» **TASK REQUIREMENTS**: Report the count of lines containing the word "this" in the entries below, and nothing more.

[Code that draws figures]
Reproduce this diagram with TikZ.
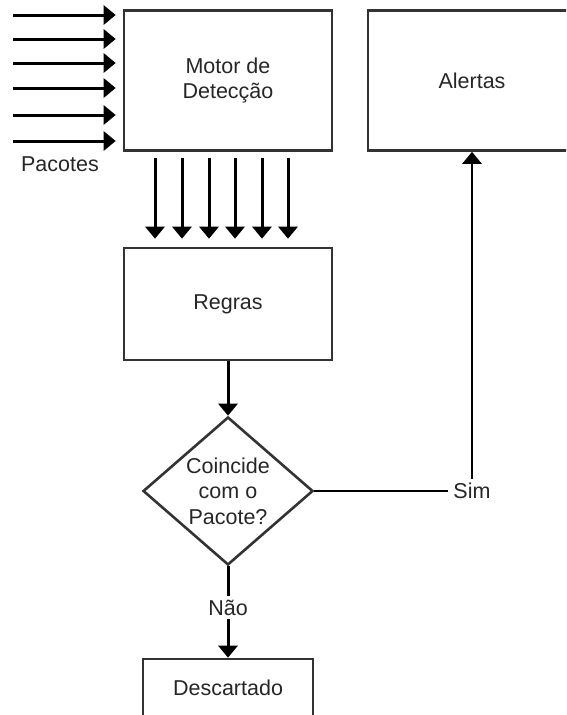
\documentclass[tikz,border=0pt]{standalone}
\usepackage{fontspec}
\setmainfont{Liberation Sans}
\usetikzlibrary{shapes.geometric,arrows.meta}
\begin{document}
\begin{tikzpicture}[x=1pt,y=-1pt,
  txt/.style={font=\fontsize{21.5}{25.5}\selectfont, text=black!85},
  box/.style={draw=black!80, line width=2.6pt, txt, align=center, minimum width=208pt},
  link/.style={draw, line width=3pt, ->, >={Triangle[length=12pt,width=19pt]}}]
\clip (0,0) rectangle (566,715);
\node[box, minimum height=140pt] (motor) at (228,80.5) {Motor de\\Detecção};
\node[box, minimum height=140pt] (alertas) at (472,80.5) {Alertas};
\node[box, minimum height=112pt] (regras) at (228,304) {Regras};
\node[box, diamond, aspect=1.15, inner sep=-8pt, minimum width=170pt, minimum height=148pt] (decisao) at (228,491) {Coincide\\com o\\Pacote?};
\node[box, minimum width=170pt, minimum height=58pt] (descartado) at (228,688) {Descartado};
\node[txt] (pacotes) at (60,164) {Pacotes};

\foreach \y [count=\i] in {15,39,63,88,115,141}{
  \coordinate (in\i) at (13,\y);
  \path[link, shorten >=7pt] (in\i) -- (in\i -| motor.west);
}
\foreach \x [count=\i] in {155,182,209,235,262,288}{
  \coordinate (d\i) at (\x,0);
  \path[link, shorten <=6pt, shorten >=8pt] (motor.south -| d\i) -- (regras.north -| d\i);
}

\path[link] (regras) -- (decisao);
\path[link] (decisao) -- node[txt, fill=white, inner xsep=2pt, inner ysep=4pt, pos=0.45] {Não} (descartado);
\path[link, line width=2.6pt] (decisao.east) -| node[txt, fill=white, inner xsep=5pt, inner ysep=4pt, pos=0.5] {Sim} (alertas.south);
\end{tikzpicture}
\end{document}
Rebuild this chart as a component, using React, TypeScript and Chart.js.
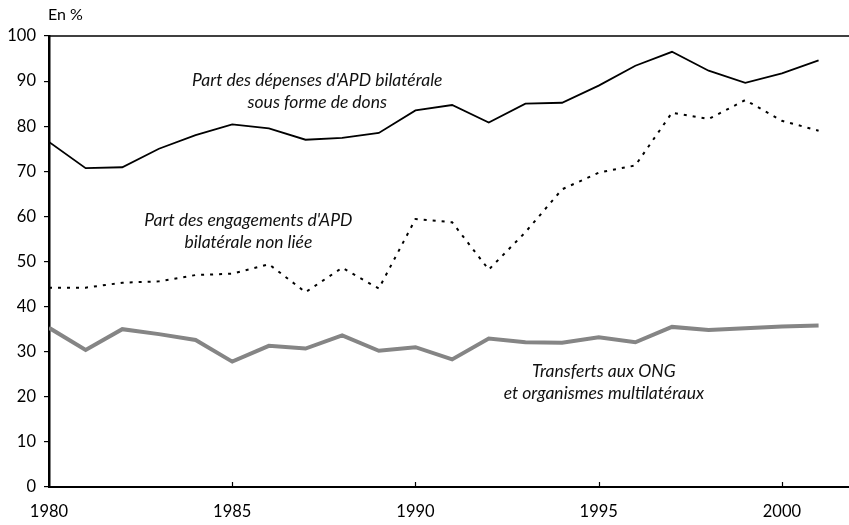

» **EXERCISE ANSWER**: 2